**** Recorded data ****

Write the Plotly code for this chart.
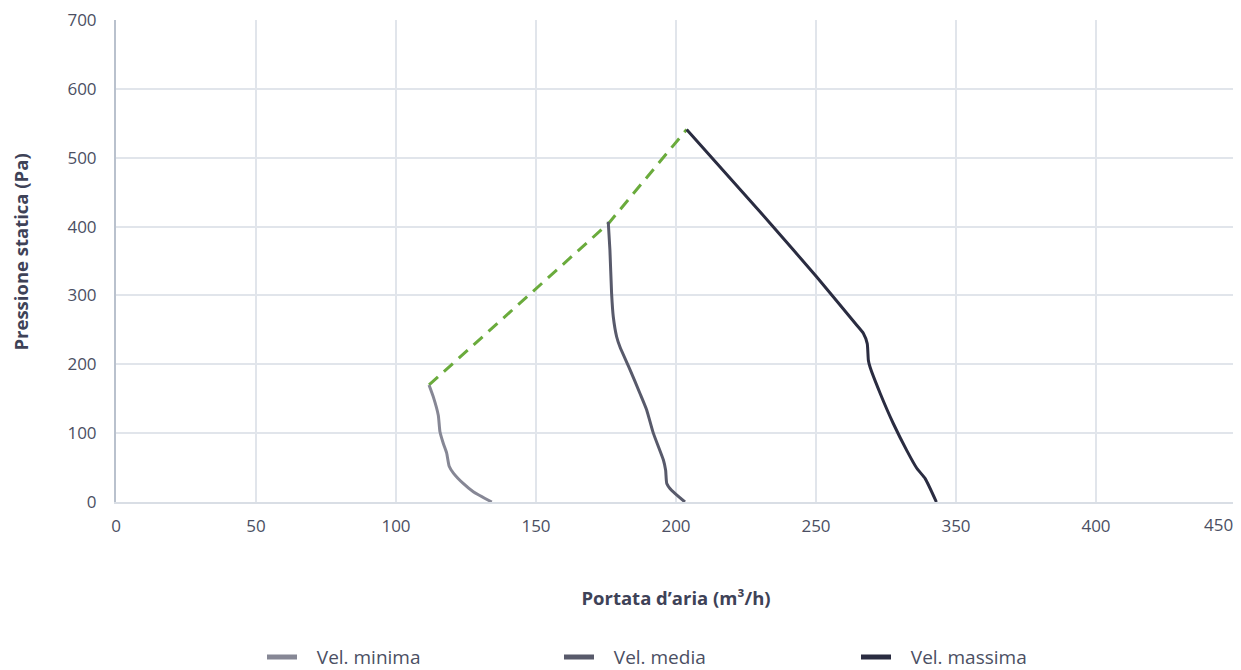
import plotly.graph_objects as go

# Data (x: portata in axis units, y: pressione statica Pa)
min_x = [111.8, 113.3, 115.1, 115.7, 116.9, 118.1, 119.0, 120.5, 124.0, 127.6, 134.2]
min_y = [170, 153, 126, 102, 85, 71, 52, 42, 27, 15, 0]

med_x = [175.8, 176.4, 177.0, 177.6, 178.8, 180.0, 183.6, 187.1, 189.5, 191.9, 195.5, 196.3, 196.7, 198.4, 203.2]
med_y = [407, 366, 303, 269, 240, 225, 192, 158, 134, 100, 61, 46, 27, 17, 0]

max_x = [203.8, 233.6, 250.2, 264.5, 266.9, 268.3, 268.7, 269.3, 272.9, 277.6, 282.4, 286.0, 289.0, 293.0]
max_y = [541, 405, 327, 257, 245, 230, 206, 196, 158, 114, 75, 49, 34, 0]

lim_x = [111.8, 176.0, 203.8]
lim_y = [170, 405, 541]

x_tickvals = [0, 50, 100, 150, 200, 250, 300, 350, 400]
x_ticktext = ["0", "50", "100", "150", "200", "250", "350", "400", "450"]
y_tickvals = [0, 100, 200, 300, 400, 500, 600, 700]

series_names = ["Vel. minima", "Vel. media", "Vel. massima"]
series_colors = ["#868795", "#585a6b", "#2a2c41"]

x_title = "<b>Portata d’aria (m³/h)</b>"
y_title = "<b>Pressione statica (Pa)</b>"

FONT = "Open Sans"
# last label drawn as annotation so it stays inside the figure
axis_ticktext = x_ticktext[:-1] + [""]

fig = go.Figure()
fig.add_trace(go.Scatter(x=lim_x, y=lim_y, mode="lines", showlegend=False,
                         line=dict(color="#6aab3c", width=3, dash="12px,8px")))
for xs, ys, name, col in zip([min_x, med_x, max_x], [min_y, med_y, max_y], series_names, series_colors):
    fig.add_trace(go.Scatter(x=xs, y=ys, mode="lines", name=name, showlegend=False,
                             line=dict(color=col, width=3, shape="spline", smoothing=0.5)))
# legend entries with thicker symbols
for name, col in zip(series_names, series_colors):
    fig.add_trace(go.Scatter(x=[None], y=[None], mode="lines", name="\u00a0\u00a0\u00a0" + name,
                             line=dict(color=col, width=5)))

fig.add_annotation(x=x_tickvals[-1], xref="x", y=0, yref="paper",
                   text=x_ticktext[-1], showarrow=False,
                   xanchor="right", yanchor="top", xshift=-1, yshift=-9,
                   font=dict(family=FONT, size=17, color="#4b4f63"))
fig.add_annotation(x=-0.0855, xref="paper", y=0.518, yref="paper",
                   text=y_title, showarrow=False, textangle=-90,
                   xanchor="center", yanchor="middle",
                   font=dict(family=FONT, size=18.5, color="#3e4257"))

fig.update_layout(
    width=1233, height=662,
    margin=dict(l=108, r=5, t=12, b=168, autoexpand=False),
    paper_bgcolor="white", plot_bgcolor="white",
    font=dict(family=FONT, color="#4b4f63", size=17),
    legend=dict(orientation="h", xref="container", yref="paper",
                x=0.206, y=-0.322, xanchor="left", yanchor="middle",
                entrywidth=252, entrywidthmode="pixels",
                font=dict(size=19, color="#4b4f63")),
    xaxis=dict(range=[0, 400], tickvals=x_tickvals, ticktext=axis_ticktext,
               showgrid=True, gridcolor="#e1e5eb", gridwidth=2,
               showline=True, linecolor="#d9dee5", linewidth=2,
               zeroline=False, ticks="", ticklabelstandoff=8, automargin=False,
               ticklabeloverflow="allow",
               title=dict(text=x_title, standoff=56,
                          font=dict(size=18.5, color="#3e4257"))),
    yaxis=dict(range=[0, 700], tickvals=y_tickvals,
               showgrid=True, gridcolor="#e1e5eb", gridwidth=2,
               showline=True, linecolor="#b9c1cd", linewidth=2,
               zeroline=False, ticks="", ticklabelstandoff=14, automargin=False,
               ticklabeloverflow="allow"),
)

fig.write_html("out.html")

****

Repeat only what lies between the start of the data and the end of the line containing "y_tickvals = [0, 100, 200, 300, 400, 500, 600, 700]", exactly, with pictures left out.

**Task answer**
Write the Plotly code for this chart.
import plotly.graph_objects as go

# Data (x: portata in axis units, y: pressione statica Pa)
min_x = [111.8, 113.3, 115.1, 115.7, 116.9, 118.1, 119.0, 120.5, 124.0, 127.6, 134.2]
min_y = [170, 153, 126, 102, 85, 71, 52, 42, 27, 15, 0]

med_x = [175.8, 176.4, 177.0, 177.6, 178.8, 180.0, 183.6, 187.1, 189.5, 191.9, 195.5, 196.3, 196.7, 198.4, 203.2]
med_y = [407, 366, 303, 269, 240, 225, 192, 158, 134, 100, 61, 46, 27, 17, 0]

max_x = [203.8, 233.6, 250.2, 264.5, 266.9, 268.3, 268.7, 269.3, 272.9, 277.6, 282.4, 286.0, 289.0, 293.0]
max_y = [541, 405, 327, 257, 245, 230, 206, 196, 158, 114, 75, 49, 34, 0]

lim_x = [111.8, 176.0, 203.8]
lim_y = [170, 405, 541]

x_tickvals = [0, 50, 100, 150, 200, 250, 300, 350, 400]
x_ticktext = ["0", "50", "100", "150", "200", "250", "350", "400", "450"]
y_tickvals = [0, 100, 200, 300, 400, 500, 600, 700]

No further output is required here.